### Problem to solve
Reproduce exactly, with no pictures, each line from the opening of the material down through the line containing "from matplotlib.lines import Line2D".

### Data block

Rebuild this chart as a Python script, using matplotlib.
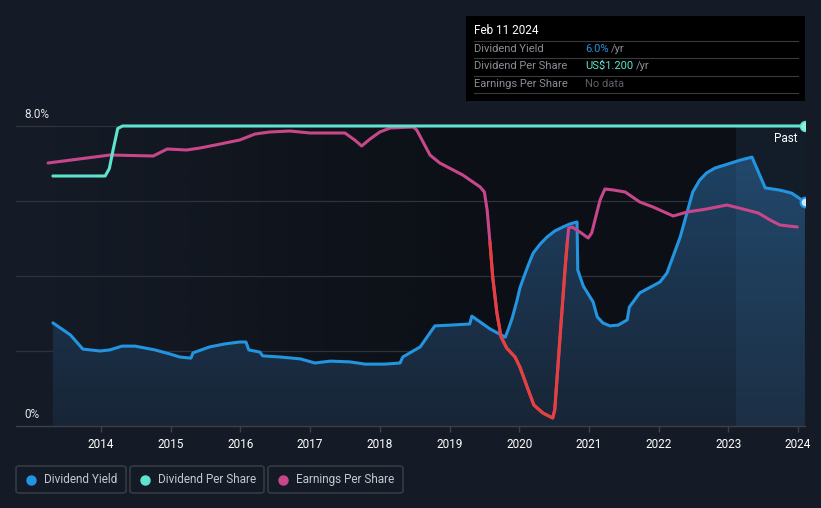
import numpy as np
import matplotlib
matplotlib.use("Agg")
import matplotlib.pyplot as plt
from matplotlib.patches import Rectangle, FancyBboxPatch
from matplotlib.lines import Line2D

# ---------------- data ----------------
dy_years = [2013.31, 2013.56, 2013.74, 2013.99, 2014.13, 2014.30, 2014.49, 2014.77, 2014.99,
            2015.13, 2015.29, 2015.32, 2015.56, 2015.78, 2015.99, 2016.08, 2016.12, 2016.28,
            2016.32, 2016.57, 2016.86, 2017.07, 2017.29, 2017.57, 2017.79, 2018.07, 2018.29,
            2018.33, 2018.58, 2018.79, 2019.01, 2019.29, 2019.32, 2019.58, 2019.80, 2019.84,
            2019.90, 2019.97, 2020.01, 2020.05, 2020.13, 2020.20, 2020.30, 2020.40, 2020.51,
            2020.63, 2020.73, 2020.83, 2020.84, 2020.92, 2021.06,
            2021.12, 2021.20, 2021.30, 2021.42, 2021.55, 2021.58, 2021.73, 2022.02, 2022.12,
            2022.31, 2022.49, 2022.59, 2022.69, 2022.81, 2022.95, 2023.17, 2023.34, 2023.53,
            2023.74, 2023.91, 2024.10]
dy_values = [2.75, 2.43, 2.05, 2.00, 2.03, 2.13, 2.13, 2.03, 1.92,
             1.84, 1.81, 1.95, 2.11, 2.19, 2.24, 2.24, 2.03, 1.97,
             1.87, 1.84, 1.79, 1.68, 1.73, 1.71, 1.65, 1.65, 1.68,
             1.84, 2.11, 2.67, 2.69, 2.72, 2.93, 2.59, 2.37, 2.56,
             2.88, 3.36, 3.68, 3.89, 4.29, 4.61, 4.85, 5.04, 5.20,
             5.31, 5.39, 5.44, 4.16, 3.73, 3.31,
             2.91, 2.75, 2.67, 2.69, 2.83, 3.17, 3.55, 3.84, 4.08,
             5.04, 6.24, 6.56, 6.75, 6.88, 6.96, 7.09, 7.17, 6.35,
             6.29, 6.21, 5.97]

dps_years = [2013.31, 2014.06, 2014.12, 2014.17, 2014.24, 2014.31, 2024.10]
dps_values = [1.00, 1.00, 1.03, 1.10, 1.19, 1.20, 1.20]

eps_years = [2013.24, 2014.13, 2014.75, 2014.95, 2015.23, 2015.42, 2015.64, 2015.99, 2016.21,
             2016.42, 2016.71, 2017.00, 2017.50, 2017.64, 2017.74, 2017.86, 2018.00, 2018.15,
             2018.48, 2018.53, 2018.72, 2018.86, 2019.19, 2019.44, 2019.50, 2019.54, 2019.58,
             2019.62, 2019.68, 2019.74, 2019.82, 2019.94, 2020.01, 2020.13, 2020.21, 2020.34,
             2020.48, 2020.51, 2020.59, 2020.66, 2020.69, 2020.71, 2020.76, 2020.87, 2020.99,
             2021.04, 2021.16, 2021.23, 2021.35, 2021.52, 2021.73, 2021.92, 2022.21, 2022.41,
             2022.69, 2022.98, 2023.21, 2023.43, 2023.60, 2023.74, 2023.99]
eps_values = [0.79, 0.87, 0.86, 0.93, 0.92, 0.94, 0.97, 1.02, 1.08,
              1.10, 1.11, 1.09, 1.09, 1.02, 0.96, 1.03, 1.10, 1.14,
              1.15, 1.12, 0.87, 0.79, 0.67, 0.55, 0.50, 0.32, 0.00,
              -0.35, -0.71, -0.95, -1.06, -1.15, -1.25, -1.48, -1.63, -1.71,
              -1.76, -1.68, -0.91, -0.25, 0.00, 0.14, 0.15, 0.10, 0.04,
              0.09, 0.42, 0.53, 0.52, 0.50, 0.40, 0.35, 0.26, 0.30,
              0.33, 0.37, 0.33, 0.29, 0.22, 0.17, 0.15]

year_ticks = list(range(2014, 2025))
year_labels = [str(y) for y in year_ticks]
past_start = 2023.11

# ---------------- styling ----------------
W, H = 821, 508
BG = "#151b26"
BLUE = "#2394e0"
TEAL = "#5fe3cf"
MAG = "#c8478a"
RED = "#e5403d"
GRID = "#2d323b"
TICKFONT = ["Roboto", "DejaVu Sans"]
FONT = ["Roboto", "DejaVu Sans"]

def fx(x):
    return x / W

def fy(y):
    return 1 - y / H

fig = plt.figure(figsize=(W / 100, H / 100), dpi=100, facecolor=BG)

ax_left, ax_right, ax_top, ax_bot = 16, 805, 118, 426
ax = fig.add_axes([fx(ax_left), fy(ax_bot), fx(ax_right) - fx(ax_left), fy(ax_top) - fy(ax_bot)])
ax.set_facecolor(BG)
px_per_pct = 37.5
ytop = (ax_bot - ax_top) / px_per_pct
x0 = 2014 - (101 - ax_left) / 69.7
x1 = 2014 + (ax_right - 101) / 69.7
ax.set_xlim(x0, x1)
ax.set_ylim(0, ytop)

# plot background: horizontal darkening gradient within 0..8%
grad = np.clip((np.linspace(x0, x1, 400) - 2013.3) / (2019.0 - 2013.3), 0, 1)
dark = np.zeros((1, 400, 4))
dark[..., 0] = 5 / 255
dark[..., 1] = 7 / 255
dark[..., 2] = 10 / 255
dark[..., 3] = 0.55 * grad
ax.imshow(dark, extent=[x0, x1, 0, 8], aspect="auto", zorder=0.5, interpolation="bilinear")

# grid lines
for v in [2, 4, 6, 8]:
    ax.axhline(v, color=GRID, lw=0.9, zorder=1)

# gradient fill under dividend yield
dyx = np.array(dy_years)
dyv = np.array(dy_values)
poly = ax.fill_between(dyx, 0, dyv, color="none", lw=0, zorder=2)
gy = np.linspace(0, 1, 256)[:, None]
bottom_c = np.array([24, 37, 54]) / 255
top_c = np.array([30, 66, 100]) / 255
img = np.zeros((256, 1, 4))
img[..., :3] = (bottom_c + (top_c - bottom_c) * gy[..., None])[:, :, :]
img[..., 3] = 1.0
im = ax.imshow(img, extent=[x0, x1, 0, 7.3], origin="lower", aspect="auto", zorder=2,
               interpolation="bilinear")
im.set_clip_path(poly.get_paths()[0], transform=ax.transData)

# past band
ax.fill_between([past_start, x1], 0, 8, color="#3d79aa", alpha=0.13, lw=0, zorder=2.5)

ax.plot(dyx, dyv, color=BLUE, lw=2.2, zorder=3, solid_capstyle="round", solid_joinstyle="round")
ax.plot([dyx[-1]], [dyv[-1]], marker="o", ms=7, mfc="#cfe6fb", mec=BLUE, mew=1.5, zorder=4)

# axes styling
for s in ["top", "right", "left"]:
    ax.spines[s].set_visible(False)
ax.spines["bottom"].set_color("#3b404a")
ax.spines["bottom"].set_linewidth(1.0)
ax.set_yticks([])
ax.set_xticks(year_ticks)
ax.set_xticklabels(year_labels)
ax.tick_params(axis="x", colors="#3b404a", length=4, width=1, pad=5)
for lab in ax.get_xticklabels():
    lab.set_color("#ffffff")
    lab.set_fontsize(8.5)
    lab.set_family(TICKFONT)

# EPS axis: zero at pixel 242
ax_eps = ax.twinx()
zero_pct = (ax_bot - 242) / px_per_pct
k = 100 / px_per_pct  # pct per eps unit
ax_eps.set_ylim((0 - zero_pct) / k, (ytop - zero_pct) / k)
ax_eps.set_xlim(x0, x1)
ax_eps.axis("off")
ex = np.array(eps_years)
ev = np.array(eps_values)
ax_eps.plot(ex, ev, color=MAG, lw=2.2, solid_joinstyle="round", solid_capstyle="round")
neg = np.where(ev <= 0, ev, np.nan)
ax_eps.plot(ex, neg, color=RED, lw=2.2, solid_joinstyle="round", solid_capstyle="round")

# DPS axis: 1.2 at 8%
ax_dps = ax.twinx()
ax_dps.set_ylim(0, 1.2 * ytop / 8)
ax_dps.set_xlim(x0, x1)
ax_dps.axis("off")
ax_dps.plot(dps_years, dps_values, color=TEAL, lw=2.2, solid_joinstyle="round", solid_capstyle="round")
ax_dps.plot([dps_years[-1]], [dps_values[-1]], marker="o", ms=7, mfc="#8ef0e0", mec=TEAL, mew=1.2)

# y labels
fig.text(fx(24), fy(114), "8.0%", color="#e6e6e6", fontsize=8.5, va="center", ha="left", family=FONT)
fig.text(fx(24), fy(414), "0%", color="#e6e6e6", fontsize=8.5, va="center", ha="left", family=FONT)
fig.text(fx(797), fy(138), "Past", color="#ffffff", fontsize=8.5, va="center", ha="right", family=FONT)

# tooltip
fig.patches.append(Rectangle((fx(466), fy(101)), fx(805) - fx(466), fy(16) - fy(101),
                             transform=fig.transFigure, facecolor="#000000", edgecolor="none", zorder=10))
fig.text(fx(474), fy(31), "Feb 11 2024", color="#ffffff", fontsize=8.5, va="center", ha="left",
         family=FONT, zorder=11)
for yy in [41, 58, 76, 93]:
    fig.add_artist(Line2D([fx(474), fx(798)], [fy(yy), fy(yy)], color="#3a3a3a", lw=0.8,
                          transform=fig.transFigure, zorder=11))
rows = [("Dividend Yield", 49, "6.0%", BLUE, 611),
        ("Dividend Per Share", 66, "US$1.200", TEAL, 636),
        ("Earnings Per Share", 84, "No data", "#5c6066", None)]
for lab, yy, val, col, slash_x in rows:
    fig.text(fx(474), fy(yy), lab, color="#8a8f97", fontsize=8, va="center", ha="left",
             family=FONT, zorder=11)
    fig.text(fx(585), fy(yy), val, color=col, fontsize=8, va="center", ha="left",
             family=FONT, zorder=11)
    if slash_x:
        fig.text(fx(slash_x), fy(yy), "/yr", color="#8a8f97", fontsize=8, va="center", ha="left",
                 family=FONT, zorder=11)

# legend boxes
legend = [("Dividend Yield", BLUE, 16, 126), ("Dividend Per Share", TEAL, 130, 264),
          ("Earnings Per Share", MAG, 268, 403)]
for lab, col, xa, xb in legend:
    fig.patches.append(FancyBboxPatch((fx(xa), fy(493)), fx(xb) - fx(xa), fy(466) - fy(493),
                                      boxstyle="round,pad=0,rounding_size=0.004",
                                      transform=fig.transFigure, facecolor="none",
                                      edgecolor="#3b3f48", lw=1.0))
    fig.add_artist(Line2D([fx(xa + 15)], [fy(479.5)], marker="o", ms=6.5, color=col, mec=col,
                          transform=fig.transFigure))
    fig.text(fx(xa + 28), fy(479.5), lab, color="#c4c8ce", fontsize=8.5, va="center", ha="left",
             family=TICKFONT)

fig.savefig("out.png", dpi=100, facecolor=BG)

### Answer for this exercise
Rebuild this chart as a Python script, using matplotlib.
import numpy as np
import matplotlib
matplotlib.use("Agg")
import matplotlib.pyplot as plt
from matplotlib.patches import Rectangle, FancyBboxPatch
from matplotlib.lines import Line2D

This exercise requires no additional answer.